What’s the best gift your mom gave you?   That’s the question behind  my new series of guest posts.  Today I’m thrilled to share a reflection from  Michael Leach!  Mike is publisher emeritus and editor-at-large of Orbis Books.  His own recent [and absolutely wonderful] book is Why Stay Catholic: Unexpected Answers to a Life-Changing Question (see He and Vickie are the proud new grandparents of twins Mae Victoria and Jackson John Leach.     Thanks, Mike, for sharing this special memory of your grandmother … and have fun with those new grandkids!

I was eight years old and lying next to Gramma Lou on her beat-up blue sofa that smelled like my Dad.  My parents were divorced and Gramma Lou was the harbor I could always go to, to know that I was safe.  Every weekday when I got off for lunch at St. Andrew’s school I’d walk through the playground to her house where she’d make me a peanut butter and jelly sandwich and a cold glass of Bosco chocolate milk.  After lunch we’d lie next to each other on the sofa and Gramma would read me a comic book.  Her favorite and mine was Blackhawk.  Blackhawk was an ace fighter pilot from World War II who gathered a motley crew around him to fight injustice.  Did I tell you that my Dad was a WWII pilot with more missions than Catch 22’s Yosarian?  That he earned two purple hearts and gave them to me along with his leather fly jacket that had 32 little bombs painted in white on the front?  He also killed Hitler with a pen-knife but we won’t go there because nobody believed me then and you may not believe me now, but believe me, it’s true.  He told me.
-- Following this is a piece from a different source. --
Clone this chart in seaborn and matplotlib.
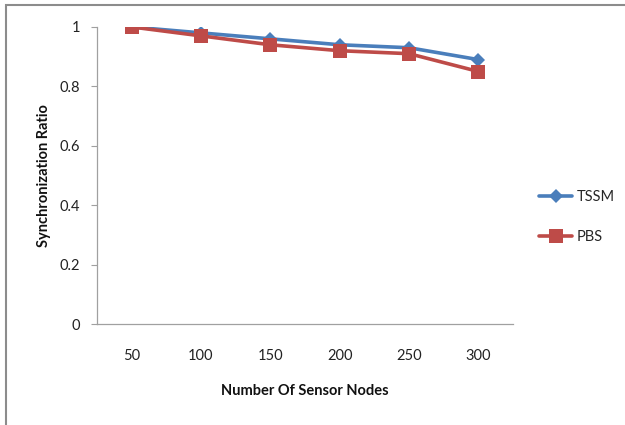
import matplotlib
matplotlib.use("Agg")
import matplotlib.pyplot as plt
import seaborn as sns
import pandas as pd
from matplotlib.patches import Rectangle

nodes = ["50", "100", "150", "200", "250", "300"]
tssm = [1.00, 0.98, 0.96, 0.94, 0.93, 0.89]
pbs = [1.00, 0.97, 0.94, 0.92, 0.91, 0.85]

df = pd.DataFrame({
    "Nodes": nodes * 2,
    "Ratio": tssm + pbs,
    "Method": ["TSSM"] * len(nodes) + ["PBS"] * len(nodes),
})

sns.set_theme(style="white")
plt.rcParams["font.family"] = ["Lato", "DejaVu Sans"]

fig = plt.figure(figsize=(6.25, 4.25), dpi=100)
ax = fig.add_axes([0.155, 0.2376, 0.666, 0.699])

palette = {"TSSM": "#4A7EBB", "PBS": "#BE4B48"}
markers = {"TSSM": "D", "PBS": "s"}
sizes = {"TSSM": 7, "PBS": 10}

for name in ["TSSM", "PBS"]:
    sub = df[df["Method"] == name]
    sns.lineplot(data=sub, x="Nodes", y="Ratio", ax=ax, color=palette[name],
                 marker=markers[name], markersize=sizes[name],
                 markeredgewidth=0, linewidth=2.6, label=name, sort=False)

ax.set_xlim(-0.5, 5.5)
ax.set_ylim(0, 1)
ax.set_yticks([0, 0.2, 0.4, 0.6, 0.8, 1.0])
ax.set_yticklabels(["0", "0.2", "0.4", "0.6", "0.8", "1"])
ax.tick_params(axis="y", which="both", left=True, length=4, width=0.8,
               color="#a0a0a0", labelsize=10.5, pad=8, labelcolor="#222222")
ax.tick_params(axis="x", bottom=False, labelsize=10.5, pad=12, labelcolor="#222222")

for side in ["top", "right"]:
    ax.spines[side].set_visible(False)
for side in ["left", "bottom"]:
    ax.spines[side].set_color("#a0a0a0")
    ax.spines[side].set_linewidth(0.9)

ax.set_xlabel("Number Of Sensor Nodes", fontsize=10.5, fontweight="bold",
              labelpad=15, color="#111111")
ax.set_ylabel("Synchronization Ratio", fontsize=10.5, fontweight="bold",
              labelpad=6, color="#111111")

leg = ax.legend(loc="center left", bbox_to_anchor=(1.03, 0.36), frameon=False,
                fontsize=10.5, handlelength=2.3, handletextpad=0.3,
                labelspacing=1.75)

# frame line along the top and left edges of the figure
fig.add_artist(Rectangle((6 / 625, -0.1), 1.2, 1 - 5 / 425 + 0.1,
                         transform=fig.transFigure, fill=False,
                         edgecolor="#8c8c8c", linewidth=1.5))

fig.savefig("out.png", dpi=100)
One day lying next to Gramma Lou, I pushed the comic book down with a finger and said, “Mamma Lou, I don’t want to go back to school.  I want to stay with you.”
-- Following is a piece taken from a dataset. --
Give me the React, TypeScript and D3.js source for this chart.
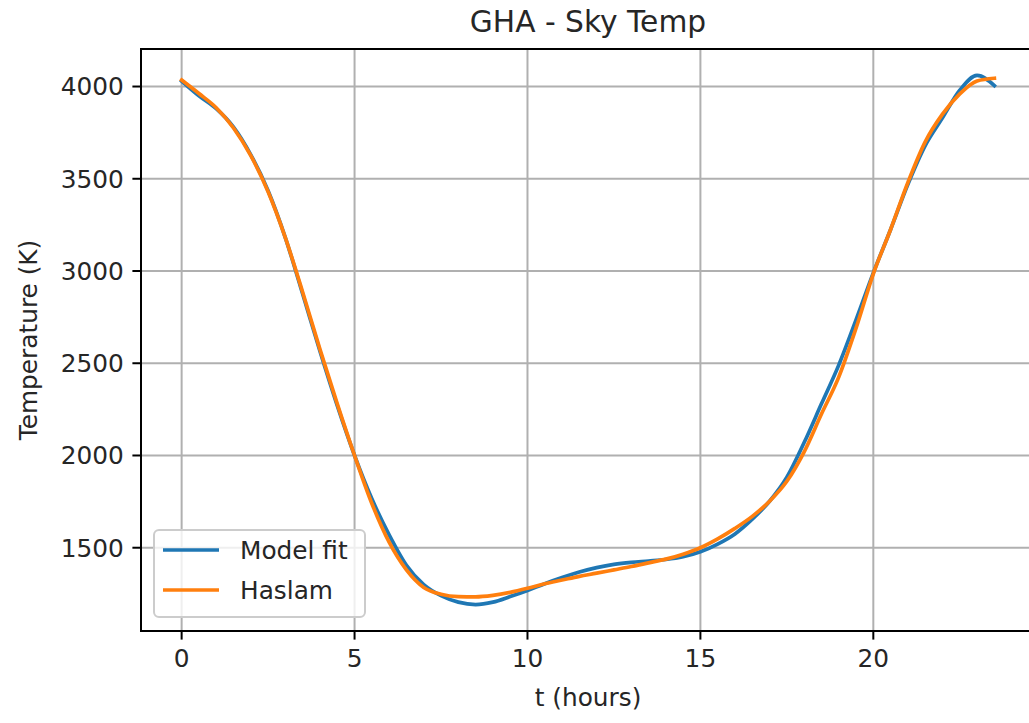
import React from "react";
import * as d3 from "d3";

// Hours after GHA 0 (half-hour steps)
const hours = [
  0, 0.5, 1, 1.5, 2, 2.5, 3, 3.5, 4, 4.5, 5, 5.5, 6, 6.5, 7, 7.5, 8, 8.5, 9, 9.5,
  10, 10.5, 11, 11.5, 12, 12.5, 13, 13.5, 14, 14.5, 15, 15.5, 16, 16.5, 17, 17.5,
  18, 18.5, 19, 19.5, 20, 20.5, 21, 21.5, 22, 22.5, 23, 23.5,
];

// Sky temperature (K) from the fitted model
const modelFit = [
  4030, 3950, 3880, 3780, 3630, 3435, 3180, 2875, 2565, 2270, 2000, 1765, 1570,
  1405, 1300, 1240, 1205, 1192, 1205, 1235, 1268, 1305, 1338, 1368, 1392, 1410,
  1421, 1428, 1436, 1451, 1478, 1520, 1575, 1655, 1752, 1882, 2070, 2280, 2490,
  2735, 2990, 3225, 3470, 3680, 3830, 3980, 4060, 4005,
];

// Sky temperature (K) from the Haslam map
const haslam = [
  4035, 3962, 3885, 3775, 3625, 3430, 3180, 2885, 2575, 2280, 2000, 1740, 1530,
  1380, 1285, 1248, 1235, 1234, 1242, 1258, 1280, 1305, 1325, 1345, 1362, 1380,
  1398, 1418, 1438, 1465, 1500, 1548, 1605, 1670, 1752, 1860, 2020, 2225, 2425,
  2690, 2985, 3225, 3480, 3700, 3850, 3960, 4030, 4045,
];

const xTicks = [0, 5, 10, 15, 20];
const yTicks = [1500, 2000, 2500, 3000, 3500, 4000];

const W = 1029;
const H = 723;
const left = 141;
const right = 1035;
const top = 49;
const bottom = 631;

const FONT = "DejaVu Sans, sans-serif";
const tickFont = 24.8;
const grid = "#b0b0b0";
const blue = "#1f77b4";
const orange = "#ff7f0e";

function padded(ext: [number, number]): [number, number] {
  const span = ext[1] - ext[0];
  return [ext[0] - 0.05 * span, ext[1] + 0.05 * span];
}

export default function App() {
  const xExt = d3.extent(hours) as [number, number];
  const yExt = d3.extent([...modelFit, ...haslam]) as [number, number];
  const x = d3.scaleLinear().domain(padded(xExt)).range([left, right]);
  const y = d3.scaleLinear().domain(padded(yExt)).range([bottom, top]);

  const line = d3
    .line<number>()
    .x((_, i) => x(hours[i]))
    .y((d) => y(d))
    .curve(d3.curveMonotoneX);

  const tickLen = 8.6;
  const pad = 8.6;

  return (
    <div style={{ position: "absolute", left: 0, top: 0 }}>
      <svg width={W} height={H} style={{ display: "block", background: "#fff" }} fontFamily={FONT}>
        <defs>
          <clipPath id="plot">
            <rect x={left} y={top} width={right - left} height={bottom - top} />
          </clipPath>
        </defs>

        {/* grid */}
        {xTicks.map((t) => (
          <line key={"gx" + t} x1={x(t)} x2={x(t)} y1={top} y2={bottom} stroke={grid} strokeWidth={2} />
        ))}
        {yTicks.map((t) => (
          <line key={"gy" + t} x1={left} x2={right} y1={y(t)} y2={y(t)} stroke={grid} strokeWidth={2} />
        ))}

        {/* series */}
        <g clipPath="url(#plot)" fill="none" strokeWidth={3.7} strokeLinejoin="round" strokeLinecap="square">
          <path d={line(modelFit) ?? ""} stroke={blue} />
          <path d={line(haslam) ?? ""} stroke={orange} />
        </g>

        {/* spines */}
        <rect x={left} y={top} width={right - left} height={bottom - top} fill="none" stroke="#000" strokeWidth={2} />

        {/* x ticks */}
        {xTicks.map((t) => (
          <g key={"xt" + t}>
            <line x1={x(t)} x2={x(t)} y1={bottom} y2={bottom + tickLen} stroke="#000" strokeWidth={2} />
            <text x={x(t)} y={bottom + tickLen + pad + 19} textAnchor="middle" fontSize={tickFont} fill="#262626">
              {t}
            </text>
          </g>
        ))}

        {/* y ticks */}
        {yTicks.map((t) => (
          <g key={"yt" + t}>
            <line x1={left - tickLen} x2={left} y1={y(t)} y2={y(t)} stroke="#000" strokeWidth={2} />
            <text x={left - tickLen - pad} y={y(t)} dy="0.36em" textAnchor="end" fontSize={tickFont} fill="#262626">
              {t}
            </text>
          </g>
        ))}

        {/* labels */}
        <text x={(left + right) / 2} y={32} textAnchor="middle" fontSize={29.7} fill="#262626">
          GHA - Sky Temp
        </text>
        <text x={(left + right) / 2} y={706} textAnchor="middle" fontSize={tickFont} fill="#262626">
          t (hours)
        </text>
        <text
          transform={`translate(37, ${(top + bottom) / 2}) rotate(-90)`}
          textAnchor="middle"
          fontSize={tickFont}
          fill="#262626"
        >
          Temperature (K)
        </text>

        {/* legend */}
        <g>
          <rect x={154} y={530} width={211} height={87} rx={5} fill="#fff" fillOpacity={0.8} stroke="#cccccc" strokeWidth={2} />
          <line x1={163} x2={219} y1={550} y2={550} stroke={blue} strokeWidth={3.7} />
          <line x1={163} x2={219} y1={590} y2={590} stroke={orange} strokeWidth={3.7} />
          <text x={240} y={559} fontSize={tickFont} fill="#262626">Model fit</text>
          <text x={240} y={599} fontSize={tickFont} fill="#262626">Haslam</text>
        </g>
      </svg>
    </div>
  );
}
“We’ll see,” she said.  “Oh, look, Chop Chop’s coming through the window!”

Chop Chop was Blackhawk’s sidekick.  He used to be a cook and carried a butcher’s cleaver.   I pushed the comic down, turned on my side and looked at Gramma Lou. “Momma Lou,” I said, “you love me, don’t you?”  It was more a statement than a question.

She looked at me with her sweet brown eyes the color of Cracker Jacks.  “Of course I love you.”

“Even when I’m bad, right?”

“Yes,” she smiled.

“You’ll always love me, won’t you, Mamma Lou?”

She took me in her arms and said, “Michael… you could take Chop’s Chop’s hatchet and chop off my arms and chop off my legs and chop off my head and throw them all in a garbage can and my head would still look at you and tell you again, “I love you!”

That was the day I knew everything I need to know about God.